How do professional photographers get such incredible shots?  Perfect color.  Perfect angles.  Perfect timing.  Our friends Katie and Heather are amazing photographers.  Both have done family shoots with us on different occasions and delivered beautiful pictures.  The funny thing is, every time we do one I think it was a disaster.  I admit I hate annual family photo time.  Every year Crystal sets up a time and place, and I find an “outfit” on my bed one morning.  We wrestle the kids into their clothes, hurry them into the car, and spend most of the morning refereeing fights.   After an hour or so of forcing smiles between urgent potty runs, I am just relieved its over.  A few days later I am surprised by images of a beautiful, joyful, family.  I am fairly certain it’s ours.

It’s only recently I realized that a photographer takes more bad shots than good ones.  You just don’t see those in the final product.  A great photographer is not worried about taking bad pictures.  He or she is concerned with taking LOTS of pictures.  Especially now that digital cameras have done away with the need for film, it just makes sense to take as many shots as possible.  Editing does the rest.  A few weeks ago, my friend Jim Brown who is a photographer for USA Today, got an incredible photo in the end zone during a UT Vols game which got national attention.  Here is the link if you haven't seen it yet: tw.usatoday.com/2013/10/how-one-photographer-got-the-best-college-football-photo-of-the-year/page/10/  I asked him how he managed to get such an incredible picture.  He told me he just kept firing, taking multiple shots that were out of focus, before the one everyone saw.  When will I learn to pray like this?
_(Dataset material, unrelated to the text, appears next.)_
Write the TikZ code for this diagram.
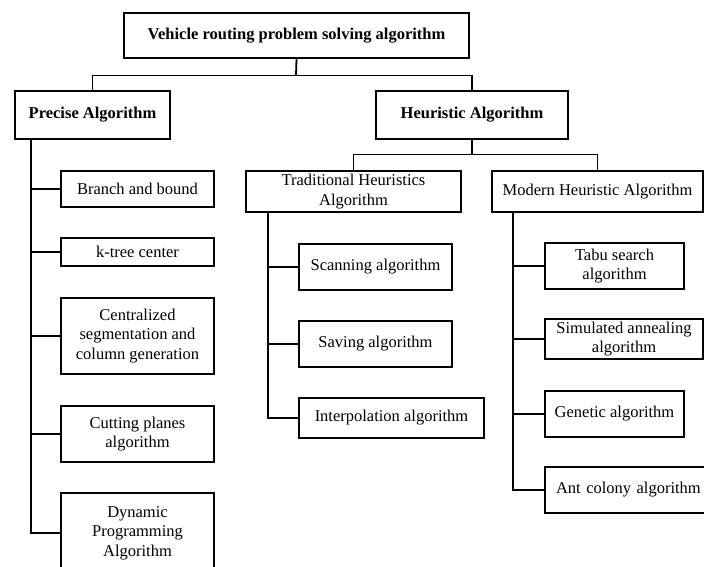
\documentclass[tikz,border=0pt]{standalone}
\usepackage{fontspec}
\setmainfont{Liberation Serif}
\begin{document}
\begin{tikzpicture}[x=1pt,y=-1pt,
  box/.style={draw=black,line width=1.2pt,fill=white,inner sep=0pt,align=center,
    font=\fontsize{16.5}{19.5}\selectfont},
  bbox/.style={box,font=\fontsize{16.5}{19.5}\selectfont\bfseries},
  conn/.style={draw=black,line width=1.8pt}]
\useasboundingbox (0,0) rectangle (704,567);
% level 0/1
\node[bbox,minimum width=345pt,minimum height=45pt] (top) at (296.5,35.5) {Vehicle routing problem solving algorithm};
\node[bbox,minimum width=155pt,minimum height=48pt] (precise) at (92.5,115) {Precise Algorithm};
\node[bbox,minimum width=192pt,minimum height=48pt] (heur) at (472,115) {Heuristic Algorithm};
% precise children
\node[box,minimum width=153pt,minimum height=36pt] (branch) at (137.5,189) {Branch and bound};
\node[box,minimum width=153pt,minimum height=28pt] (ktree) at (137.5,252) {k-tree center};
\node[box,minimum width=153pt,minimum height=76pt] (central) at (137.5,336) {Centralized\\segmentation and\\column generation};
\node[box,minimum width=153pt,minimum height=56pt] (cutting) at (137.5,434) {Cutting planes\\algorithm};
\node[box,minimum width=153pt,minimum height=80pt] (dynamic) at (137.5,533) {Dynamic\\Programming\\Algorithm};
% heuristic children
\node[box,minimum width=215pt,minimum height=41pt] (trad) at (353.5,191.5) {Traditional Heuristics\\Algorithm};
\node[box,minimum width=211pt,minimum height=41pt] (modern) at (597.5,191.5) {Modern Heuristic Algorithm};
\node[box,minimum width=153pt,minimum height=46pt] (scan) at (375.5,267) {Scanning algorithm};
\node[box,minimum width=153pt,minimum height=46pt] (saving) at (375.5,344) {Saving algorithm};
\node[box,minimum width=185pt,minimum height=40pt] (interp) at (391.5,418) {Interpolation algorithm};
\node[box,minimum width=139pt,minimum height=46pt] (tabu) at (614.5,266) {Tabu search\\algorithm};
\node[box,minimum width=158pt,minimum height=40pt] (sim) at (624,339) {Simulated annealing\\algorithm};
\node[box,minimum width=139pt,minimum height=46pt] (gen) at (614.5,414) {Genetic algorithm};
\node[box,minimum width=162pt,minimum height=46pt,text width=162pt,align=left] (ant) at (626,490) {\hspace*{11pt}Ant colony algorithm};
% coordinates
\coordinate (tb) at (296,75.5);
\coordinate (hb) at (472,154.5);
\coordinate (px) at (31,0);
\coordinate (tx) at (268,0);
\coordinate (mx) at (513,0);
% connectors
\draw[conn] (top.south) -- (tb);
\draw[conn] (precise.north) |- (tb) -| (heur.north);
\draw[conn] (heur.south) -- (hb);
\draw[conn] (trad.north) |- (hb) -| (modern.north);
% precise tree
\draw[conn] (precise.south -| px) |- (dynamic.west);
\foreach \n in {branch,ktree,central,cutting}{\draw[conn] (px |- \n.west) -- (\n.west);}
% traditional tree
\draw[conn] (trad.south -| tx) |- (interp.west);
\foreach \n in {scan,saving}{\draw[conn] (tx |- \n.west) -- (\n.west);}
% modern tree
\draw[conn] (modern.south -| mx) |- (ant.west);
\foreach \n in {tabu,sim,gen}{\draw[conn] (mx |- \n.west) -- (\n.west);}
\end{tikzpicture}
\end{document}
At no point do I feel like more of a failure than when I pray.  I am faced with God.  He sees through all my pretense, my beautiful language, and my excuses.  I find my prayer life to be more apology than conversation.  Little intimacy.  Little warmth.  Just searching for the right “shot,” editing my prayers as I go in order to say the right things to God.  I recently picked up a book by Paul E. Miller called “A Praying Life,” which challenged me to pray with childlike faith.  How do my children ask me for something?  RELENTLESSLY!

Judah: “Daddy, can we wrestle now?”

Me: “No buddy, not right now.”

Judah: “Whyyyyyy?”

Me:  “I am busy.”

Judah:  “But I wanna wrestle!”  Pleeeeeez Daddy!!”

He does not take “no” for an answer.  Sometimes I continue to say “no.” But… sometimes I give in and say “yes.”  Or, “yes, but later.”  He does not assess the situation and develop a request based on his chances of success.  Nor does He consider what I am doing.  There are only two things my kids think about when they make requests:  1.  I have need.  2.  Mommy and Daddy have the ability and care to meet that need.

They do not “edit” their shots.  They take as many as possible with the hope of getting a good one in!  I am trying to learn this.  I don’t dream of limitless possibilities in prayer, I edit before I can dream!  Maybe the reason we struggle with constant dreaming distracting us from reality, is that we don’t see how the two can come together in prayer!  It is not my job to edit.  I just need to know the two things my kids know: 1.  I have need.  2.  My Father cares and has the power to meet that need!  It is His job to edit, my job to shoot away.  Miller challenged me with this statement; “Prayer is not a matter of discipline but dependence.”  I will NEVER come before God in strength or spiritual maturity.  I come to him in need, believing He is the only one who can meet it!  Childlike faith dreams.  Childlike faith believes.  Childlike faith is annoyingly relentless!  It is rare when others meet a need we have not expressed.  We feel embarrassed or weak when we express need.  Yet we often expect others to know our need, and even feel resentment when they don’t meet it.  Could it be that our disappointment with God and others is sometimes based on expecting Him to do things we have not asked for in the first place?   Father, teach me to fire away!